DLP and LCD Lamp Information
Care and Feeding of DLP & LCD Lamps
Back Lights, Lamps, UHPs and so on
The DLP and LCD based display devices of today do not produce visible light on their own as CRTs and plasma devices do. They rely on another source of light to display a picture. In the case of flat panel LCD displays, a series of thin fluorescent lamps generates light behind the display device, and this light is polarized and managed by the LCD devices themselves. For the most part, the lamps in flat panel LCDs are not supplied as replacement parts at this time.
In rear projection DLP or LCD based products the light source is in the form of and Ultra High Performance Lamp (UHP). These are generally mercury vapor lamps, similar to dusk to dawn lights, and are replaceable. Run time varies based on the individual lamp, but most are specified at between 6000 to 8000 hours of operation. (See causes of short lamp life below) While these lamps are quite efficient in terms of light output vs. energy consumption, they do generate considerable heat when in operation that requires fan forced air for cooling. It is important to read the use and care instructions in the user's guide with the TV for specific instructions, but in general it is very important to allow several inches of clearance between the set and the wall, and keep the air intake slots free of dust and debris. Also, when powered down the fans continue to run for several minutes to properly cool the lamp, therefore the set needs to remain connected to a live outlet . Do not use an external switch, i.e. cable converter or master switch, to turn off these devices. Below are listed a collection of suggestions from various sources regarding lamp life.
Common causes of short lamp life:
- Sudden temperature change – Is the TV located near an air conditioner, heater or open window?
- Repetitive power failure or interruption (cable box) –An AC power loss shuts off the TV and resets the microprocessor (Brain) so the fans do not cool the lamp when power returns. Solution: After an AC loss, keep the TV off 1-2 hours so the lamp cools naturally. Turning on the TV before the lamp has cooled either naturally or by even by normal forced air will shorten lamp life considerably. Do not rely on a UPS AC power supply. The AC interruption is still present.
- Vibration – Try moving the TV to a quieter portion of the house, if possible or start the activity (such as vacuuming or playing) after the TV has cooled.

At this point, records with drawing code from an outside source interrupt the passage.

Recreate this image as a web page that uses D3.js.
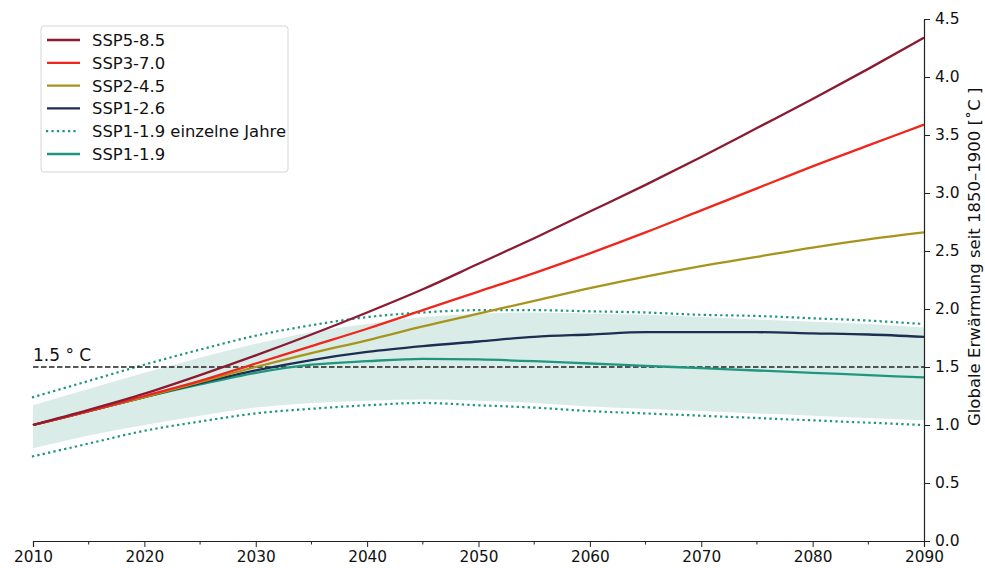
<!DOCTYPE html>
<html>
<head>
<meta charset="utf-8">
<script src="https://cdn.jsdelivr.net/npm/d3@7"></script>
<style>
  body { margin: 0; background: #fff; }
  svg { display: block; }
  .tick text { fill: #111; }
</style>
</head>
<body>
<svg id="chart" width="985" height="568"></svg>
<script>
// Years sampled for every series
const years = [2010, 2015, 2020, 2025, 2030, 2035, 2040, 2045, 2050, 2055, 2060, 2065, 2070, 2075, 2080, 2085, 2090];

// Global warming relative to 1850-1900 (°C)
const ssp585 = [1.00, 1.13, 1.27, 1.43, 1.60, 1.78, 1.97, 2.17, 2.39, 2.61, 2.84, 3.07, 3.31, 3.56, 3.81, 4.07, 4.34];
const ssp370 = [1.00, 1.12, 1.25, 1.38, 1.53, 1.68, 1.83, 1.99, 2.15, 2.31, 2.48, 2.66, 2.85, 3.04, 3.23, 3.41, 3.59];
const ssp245 = [1.00, 1.12, 1.24, 1.37, 1.50, 1.62, 1.73, 1.85, 1.96, 2.07, 2.18, 2.28, 2.37, 2.45, 2.53, 2.60, 2.66];
const ssp126 = [1.00, 1.12, 1.24, 1.36, 1.47, 1.56, 1.63, 1.68, 1.72, 1.76, 1.78, 1.80, 1.80, 1.80, 1.79, 1.78, 1.76];
const ssp119 = [1.00, 1.12, 1.24, 1.35, 1.45, 1.52, 1.55, 1.57, 1.565, 1.55, 1.53, 1.51, 1.49, 1.47, 1.45, 1.43, 1.41];

// SSP1-1.9 spread: shaded range and single-year envelope
const bandHigh = [1.17, 1.31, 1.45, 1.58, 1.70, 1.80, 1.87, 1.93, 1.96, 1.97, 1.96, 1.95, 1.93, 1.91, 1.89, 1.87, 1.84];
const bandLow  = [0.80, 0.91, 1.00, 1.08, 1.15, 1.19, 1.21, 1.22, 1.21, 1.19, 1.16, 1.14, 1.12, 1.10, 1.08, 1.06, 1.04];
const yearsHigh = [1.24, 1.38, 1.52, 1.65, 1.77, 1.86, 1.93, 1.97, 1.99, 1.99, 1.98, 1.97, 1.95, 1.94, 1.92, 1.90, 1.87];
const yearsLow  = [0.73, 0.84, 0.95, 1.03, 1.10, 1.14, 1.17, 1.19, 1.17, 1.15, 1.12, 1.10, 1.08, 1.06, 1.04, 1.02, 1.00];

const legendLabels = ["SSP5-8.5", "SSP3-7.0", "SSP2-4.5", "SSP1-2.6", "SSP1-1.9 einzelne Jahre", "SSP1-1.9"];
const xTicks = [2010, 2020, 2030, 2040, 2050, 2060, 2070, 2080, 2090];
const yTicks = [0, 0.5, 1, 1.5, 2, 2.5, 3, 3.5, 4, 4.5];
const threshold = 1.5;

const colors = {
  ssp585: "#8b1a33",
  ssp370: "#f0261c",
  ssp245: "#a8941c",
  ssp126: "#1d2e52",
  ssp119: "#21967f",
  band: "#d9ece8"
};

const FONT = "DejaVu Sans, Verdana, sans-serif";

const svg = d3.select("#chart");
const x = d3.scaleLinear().domain([2010, 2090]).range([33, 924]);
const y = d3.scaleLinear().domain([0, 4.5]).range([541, 19]);

const line = vals => d3.line()
  .x((d, i) => x(years[i]))
  .y(d => y(d))
  .curve(d3.curveMonotoneX)(vals);

// Shaded range
svg.append("path")
  .attr("d", d3.area()
    .x((d, i) => x(years[i]))
    .y0((d, i) => y(bandLow[i]))
    .y1(d => y(d))
    .curve(d3.curveMonotoneX)(bandHigh))
  .attr("fill", colors.band);

// Single-year envelope (dotted)
[yearsHigh, yearsLow].forEach(v => {
  svg.append("path")
    .attr("d", line(v))
    .attr("fill", "none")
    .attr("stroke", colors.ssp119)
    .attr("stroke-width", 2.2)
    .attr("stroke-dasharray", "0.1 5.4")
    .attr("stroke-linecap", "square");
});

// 1.5 °C threshold
svg.append("line")
  .attr("x1", x(2010)).attr("x2", x(2090))
  .attr("y1", y(threshold)).attr("y2", y(threshold))
  .attr("stroke", "#222").attr("stroke-width", 1.4)
  .attr("stroke-dasharray", "5.5 2.5");
svg.append("text")
  .attr("x", x(2010)).attr("y", y(threshold) - 6)
  .attr("font-family", FONT)
  .attr("font-size", 17)
  .attr("fill", "#111")
  .text("1.5 ° C");

// Scenario lines
[[ssp119, colors.ssp119], [ssp126, colors.ssp126], [ssp245, colors.ssp245], [ssp370, colors.ssp370], [ssp585, colors.ssp585]]
  .forEach(([v, c]) => {
    svg.append("path")
      .attr("d", line(v))
      .attr("fill", "none")
      .attr("stroke", c)
      .attr("stroke-width", 2.3);
  });

// Bottom axis
const xAxis = svg.append("g")
  .attr("transform", `translate(0,${y(0)})`)
  .call(d3.axisBottom(x).tickValues(xTicks).tickFormat(d3.format("d")).tickSize(6).tickPadding(4));
xAxis.selectAll(".tick text")
  .attr("font-family", FONT)
  .attr("font-size", 15.3);
xAxis.select(".domain").attr("stroke", "#222").attr("stroke-width", 1.2);
xAxis.selectAll(".tick line").attr("stroke", "#222");
// Minor ticks
svg.append("g").selectAll("line")
  .data(d3.range(2015, 2090, 10))
  .join("line")
  .attr("x1", d => x(d)).attr("x2", d => x(d))
  .attr("y1", y(0)).attr("y2", y(0) + 3.5)
  .attr("stroke", "#222");

// Right axis
const yAxis = svg.append("g")
  .attr("transform", `translate(${x(2090)},0)`)
  .call(d3.axisRight(y).tickValues(yTicks).tickFormat(d3.format(".1f")).tickSize(6).tickPadding(5));
yAxis.selectAll(".tick text")
  .attr("font-family", FONT)
  .attr("font-size", 15.5);
yAxis.select(".domain").attr("stroke", "#222").attr("stroke-width", 1.2);
yAxis.selectAll(".tick line").attr("stroke", "#222");

svg.append("text")
  .attr("transform", `translate(980,${y(2.45)}) rotate(-90)`)
  .attr("text-anchor", "middle")
  .attr("font-family", FONT)
  .attr("font-size", 16.5)
  .attr("fill", "#111")
  .text("Globale Erwärmung seit 1850–1900 [˚C ]");

// Legend
const legend = svg.append("g");
legend.append("rect")
  .attr("x", 41).attr("y", 26).attr("width", 247).attr("height", 146)
  .attr("rx", 3)
  .attr("fill", "#fff").attr("stroke", "#d6d6d6");
const legendColors = [colors.ssp585, colors.ssp370, colors.ssp245, colors.ssp126, colors.ssp119, colors.ssp119];
legendLabels.forEach((lab, i) => {
  const yy = 40 + i * 22.8;
  const l = legend.append("line")
    .attr("x1", 47).attr("x2", 80)
    .attr("y1", yy).attr("y2", yy)
    .attr("stroke", legendColors[i]);
  if (i === 4) {
    l.attr("stroke-width", 2.2).attr("stroke-dasharray", "0.1 5.4").attr("stroke-linecap", "square");
  } else {
    l.attr("stroke-width", 2.3);
  }
  legend.append("text")
    .attr("x", 92).attr("y", yy + 6)
    .attr("font-family", FONT)
    .attr("font-size", 16.4)
    .attr("fill", "#111")
    .text(lab);
});
</script>
</body>
</html>
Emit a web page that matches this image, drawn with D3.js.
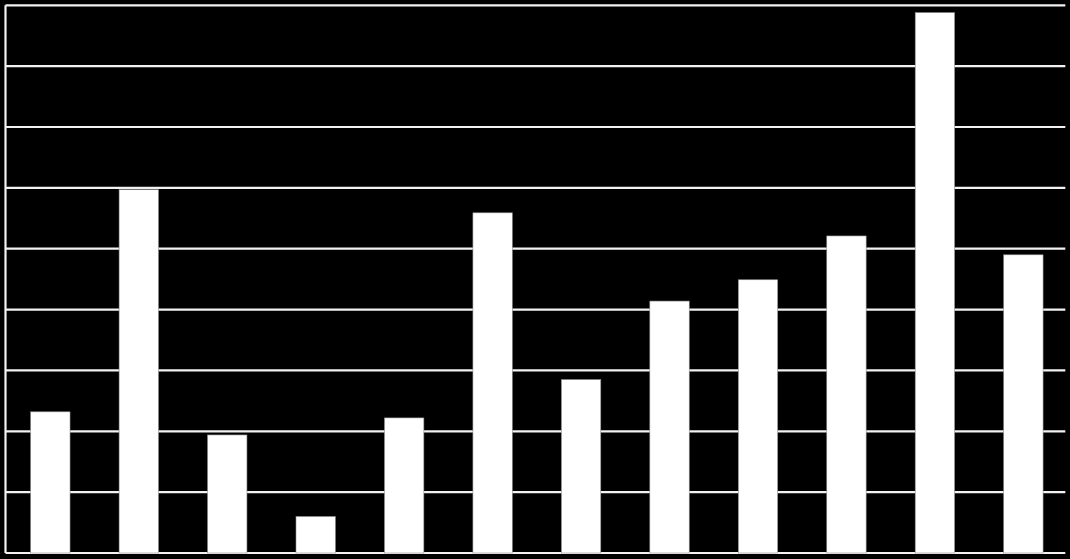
<!DOCTYPE html>
<html>
<head>
<meta charset="utf-8">
<script src="https://cdn.jsdelivr.net/npm/d3@7"></script>
<style>
  html, body { margin: 0; padding: 0; background: #000; }
  svg { display: block; }
</style>
</head>
<body>
<script>
// Data
const categories = ["1", "2", "3", "4", "5", "6", "7", "8", "9", "10", "11", "12"];
const values = [2.32, 5.97, 1.94, 0.60, 2.22, 5.59, 2.85, 4.14, 4.49, 5.21, 8.88, 4.90];
const yTicks = [0, 1, 2, 3, 4, 5, 6, 7, 8, 9];

const W = 1070, H = 559;
const plot = { left: 5.5, right: 1065.3, top: 5.3, bottom: 553 };

const svg = d3.select("body").append("svg")
  .attr("width", W).attr("height", H)
  .style("background", "#000");

const x = d3.scaleBand()
  .domain(categories)
  .range([6.1, 1067.6])
  .paddingInner(0.5546)
  .paddingOuter(0.2773);

const y = d3.scaleLinear()
  .domain([0, 9])
  .range([plot.bottom, plot.top]);

// Gridlines
svg.append("g")
  .selectAll("line")
  .data(yTicks)
  .join("line")
  .attr("x1", plot.left)
  .attr("x2", plot.right)
  .attr("y1", d => y(d))
  .attr("y2", d => y(d))
  .attr("stroke", "#f2f2f2")
  .attr("stroke-width", 2.2);

// Left axis line
svg.append("line")
  .attr("x1", plot.left).attr("x2", plot.left)
  .attr("y1", plot.top).attr("y2", plot.bottom)
  .attr("stroke", "#f2f2f2")
  .attr("stroke-width", 2.2);

// Bars
svg.append("g")
  .selectAll("rect")
  .data(values)
  .join("rect")
  .attr("x", (d, i) => x(categories[i]))
  .attr("width", x.bandwidth())
  .attr("y", d => y(d))
  .attr("height", d => y(0) - y(d))
  .attr("fill", "#ffffff")
  .attr("stroke", "#8c8c8c")
  .attr("stroke-width", 0.6);
</script>
</body>
</html>
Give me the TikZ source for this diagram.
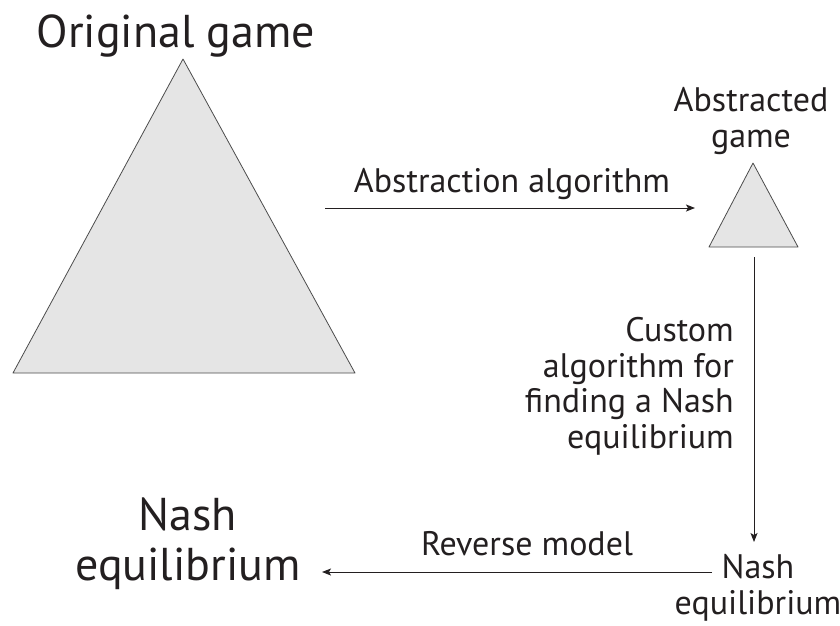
\documentclass[tikz,border=0pt]{standalone}
\usepackage{fontspec}
\setmainfont{PT Sans}
\usetikzlibrary{
    arrows.meta,
    positioning
}
\definecolor{ink}{HTML}{231F20}

\begin{document}
\begin{tikzpicture}[x=1pt,y=-1pt,
    game/.style={draw=black!70,fill=black!10,line width=0.8pt,line join=round},
    flow/.style={-{Stealth[length=9pt,width=7pt,inset=2pt]},line width=1pt,draw=ink},
    bigtext/.style={font=\fontsize{46}{50}\selectfont,text=ink,inner sep=0pt,align=center},
    smalltext/.style={font=\fontsize{34}{35.5}\selectfont,text=ink,inner sep=0pt}]
    \useasboundingbox (0,0) rectangle (840,625);

    % the two games
    \draw[game] (13,373) -- (183,59) -- (355,373) -- cycle;
    \draw[game] (709,247) -- (753,163) -- (798,247) -- cycle;

    % base of a multi-line node is its last line
    \node[bigtext,anchor=base]   (orig)   at (176,47)  {Original game};
    \node[smalltext,anchor=base,align=center] (abs) at (751,147) {Abstracted\\game};
    \node[smalltext,anchor=base east,align=right] (custom) at (734,448)
        {Custom\\algorithm for\\finding a Nash\\equilibrium};
    \node[smalltext,anchor=base,align=center] (eqsmall) at (758,614) {Nash\\equilibrium};
    \node[bigtext,anchor=base]   (eqbig)  at (188,580) {Nash\\equilibrium};
    \node[smalltext,anchor=base] (absalg) at (512,192) {Abstraction algorithm};
    \node[smalltext,anchor=base] (rev)    at (527,555) {Reverse model};

    % arrow ends
    \coordinate (orig-out) at (325,208);
    \coordinate (abs-in)   at (695,208);
    \coordinate (abs-out)  at (754,257);
    \coordinate (eq-in)    at (754,542);
    \coordinate (eq-out)   at (712,572);
    \coordinate (big-in)   at (322,572);

    \draw[flow] (orig-out) -- (abs-in);
    \draw[flow] (abs-out) -- (eq-in);
    \draw[flow] (eq-out) -- (big-in);
\end{tikzpicture}
\end{document}
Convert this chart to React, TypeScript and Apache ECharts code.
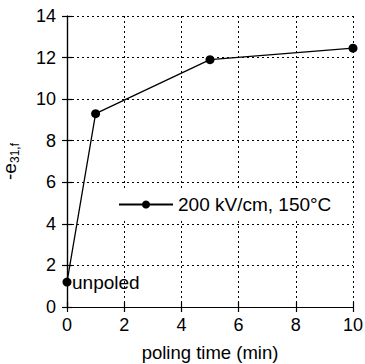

- Repetitive power on – Allow 30 minutes time for the lamp to cool off to room temperature before turning it on again as a guideline.
- Never touch the lamp glass - If inadvertently handled, don't leave fingerprints on the lamp glass. Contact with skin can contaminate the lamp envelope with grease, oils, skin flakes, water, and salts. Organic matter on the lamp may cause hot spots when the lamp is run, even worse if the organic material carbonizes. Salts can leach into the quartz envelopes of high-temperature lamps, weakening the material. Degrease glass. Use only isopropyl alcohol.
- Loose socket connections – Check the socket with a flashlight for signs of white corrosion. If white dust is found, the socket and the ballast must be replaced. Do not clean.
- Poor ventilation - By far the most common cause of short lamp life is the accumulation of household dust, debris, etc in the vent slots of the set and /or the air filters. It is a good idea to vacuum these slots frequently and filters if applicable. Household vacuum cleaner with a soft brush is best to keep the dust from reaching the inside of the set. This is best done when the TV has been off for a few hours. Do not use compressed air, canned or any other kind, as blowing the dust around and into the set may force it further into the set and create more serious problems.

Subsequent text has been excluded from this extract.